St. Louis Cardinals coronavirus problem didn’t come from a casino


Did the St. Louis Cardinals put their season at risk by visiting a casino? That’s what many in the baseball community are trying to figure out, and thanks to strict safety guidelines at a Milwaulkee area casino, it appears we have the answer.

The controversy started because Jerry Hairston Jr., put out speculation on Twitter that the Miami Marlins had gotten sick by going to the club, and the Cardinals had contracted Covid-19 by visiting a casino.

Online pundits and journalists quickly denounced the comment, noting it didn’t have a lick of evidence, but that didn’t put out the fire that Hairston had started.

st-lous-cardinals-coronavirus-problem-didnt-come-from-a-casinoThat’s where the St. Louis Dispatch comes in. The outlet checked in with Milwaulkee’s Potawatomi Hotel & Casino, the location players would have most likely visited, and asked a spokesperson if there were any evidence Cardinals players had been to there.

As the casino is currently only accepting members through reservation, or if they have an existing membership, the spokesperson quickly reviewed all visitors who went there on the day in question and determined no Cardinals were part of the group.

The Cardinals also deny that any member of the team has been proven to have gone to the casino. “I have no factual reason to believe that is true and I have not seen any proof of that,” said John Mozeliak, president of baseball operations, when asked directly by the Post-Dispatch about the casino report.

It’s not clear at this point where the Cardinals could have contracted the virus. Mozeliak admitted that players were not “locked in their rooms” until positive tests were found, and players had been out golfing and some to a Nelly concert, but that all precautions were taken.

Manager Mike Shildt said he believes someone got the virus while the team was still in St.

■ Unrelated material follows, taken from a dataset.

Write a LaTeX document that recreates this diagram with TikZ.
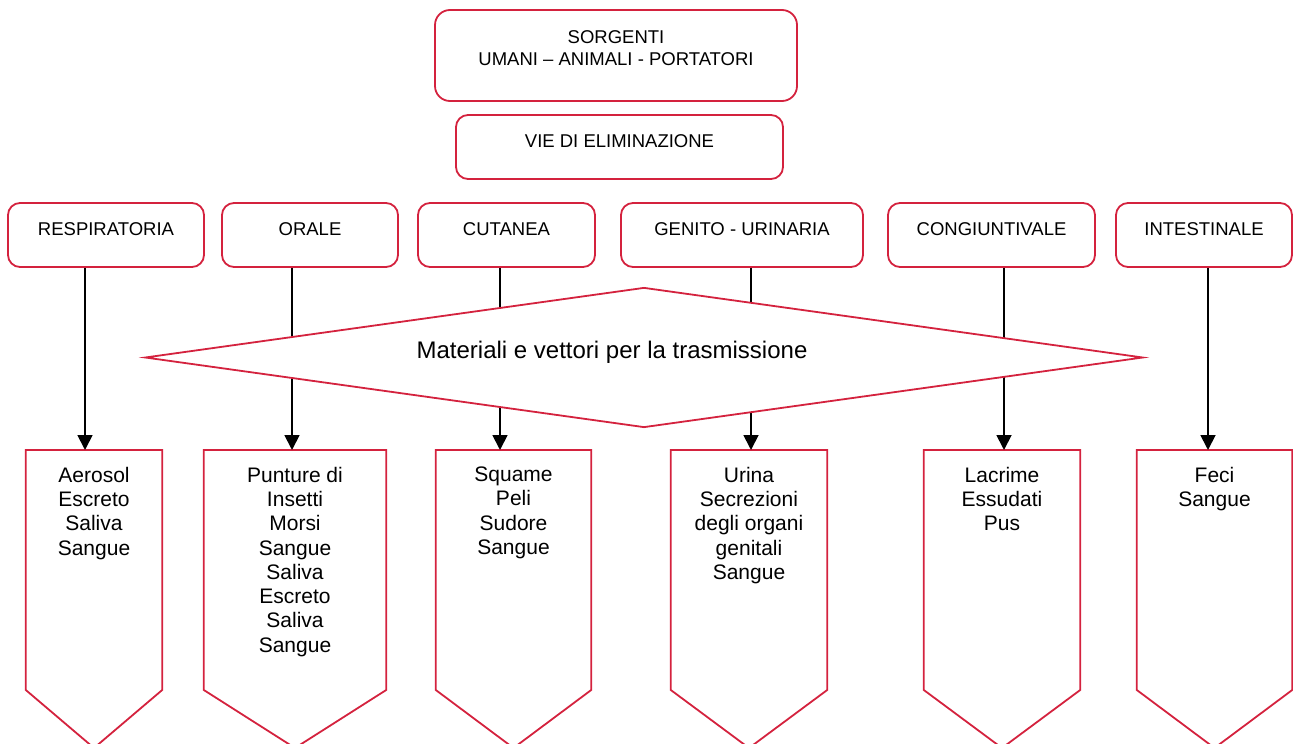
\documentclass[tikz,border=0pt]{standalone}
\usepackage{fontspec}
\setmainfont{Liberation Sans}
\usetikzlibrary{calc,shapes.geometric,arrows.meta}

\definecolor{bordo}{RGB}{212,34,62}

\tikzset{
  viabox/.style={draw=bordo, line width=1.8pt, rounded corners=12pt, align=center,
    font=\fontsize{18.5}{21.7}\selectfont, inner sep=0pt, text height=13.5pt, text depth=13pt},
  materiale/.style={anchor=north, align=center, inner xsep=0pt, inner ysep=16.7pt,
    font=\fontsize{21}{24.3}\selectfont},
  freccia/.style={line width=1.8pt, -{Triangle[width=15pt,length=15pt]}},
  bordo rosso/.style={draw=bordo, line width=1.8pt}
}

\begin{document}
\begin{tikzpicture}[x=1pt,y=-1pt]
\useasboundingbox (0,0) rectangle (1293,744);

% sorgenti e vie di eliminazione
\node[viabox, rounded corners=15pt, minimum width=362pt, minimum height=91pt, text height=35.2pt, text depth=16.2pt] (sorg) at (616,55.5) {SORGENTI\\UMANI -- ANIMALI - PORTATORI};
\node[viabox, minimum width=327pt, minimum height=64pt] (vie) at (619.5,147) {VIE DI ELIMINAZIONE};

% le sei vie
\node[viabox, minimum width=196pt, minimum height=64pt] (resp) at (106,235) {RESPIRATORIA};
\node[viabox, minimum width=176pt, minimum height=64pt] (orale) at (310,235) {ORALE};
\node[viabox, minimum width=177pt, minimum height=64pt] (cut) at (506.5,235) {CUTANEA};
\node[viabox, minimum width=242pt, minimum height=64pt] (gen) at (742,235) {GENITO - URINARIA};
\node[viabox, minimum width=207pt, minimum height=64pt] (con) at (991.5,235) {CONGIUNTIVALE};
\node[viabox, minimum width=176pt, minimum height=64pt] (int) at (1204,235) {INTESTINALE};

% materiali
\node[materiale, minimum width=136pt] (respM) at (94,450) {Aerosol\\Escreto\\Saliva\\Sangue};
\node[materiale, minimum width=182pt] (oraM) at (295,450) {Punture di\\Insetti\\Morsi\\Sangue\\Saliva\\Escreto\\Saliva\\Sangue};
\node[materiale, minimum width=155pt] (cutM) at (513.5,450) {Squame\\Peli\\Sudore\\Sangue};
\node[materiale, minimum width=156pt] (genM) at (749,450) {Urina\\Secrezioni\\degli organi\\genitali\\Sangue};
\node[materiale, minimum width=156pt] (conM) at (1002,450) {Lacrime\\Essudati\\Pus};
\node[materiale, minimum width=155pt] (intM) at (1214.5,450) {Feci\\Sangue};

\foreach \m in {respM,oraM,cutM,genM,conM,intM}
  \draw[bordo rosso] (\m.north west) -- (\m.north east) -- ++(0,240) -- ($(\m.north)+(0,298)$) -- ($(\m.north west)+(0,240)$) -- cycle;

% frecce
\foreach \v/\m/\x in {resp/respM/85, orale/oraM/292, cut/cutM/500, gen/genM/751, con/conM/1004, int/intM/1208}
  \draw[freccia] (\x,0 |- \v.south) -- (\x,0 |- \m.north);

% rombo centrale
\node[bordo rosso, fill=white, diamond, aspect=7, minimum width=998pt, minimum height=140pt, inner sep=0pt] (mat) at (644,357.5) {};
\node[anchor=base, font=\fontsize{24}{28}\selectfont] (matT) at (612,358) {Materiali e vettori per la trasmissione};
\end{tikzpicture}
\end{document}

Louis, likely from an outside source, and the multiple positive tests were a result of the team traveling together to Milwaulkee and Minneapolis. “I think reports to that are pretty irresponsible, quite honestly,” he said. “The fact of the matter is somebody got it, asymptomatic, brought it into the clubhouse.”

Although players visiting the casino is always going to be a cause for controversy, at least in this case, all evidence points to the event never happening, and the casino could have possibly been the safest place for them to visit.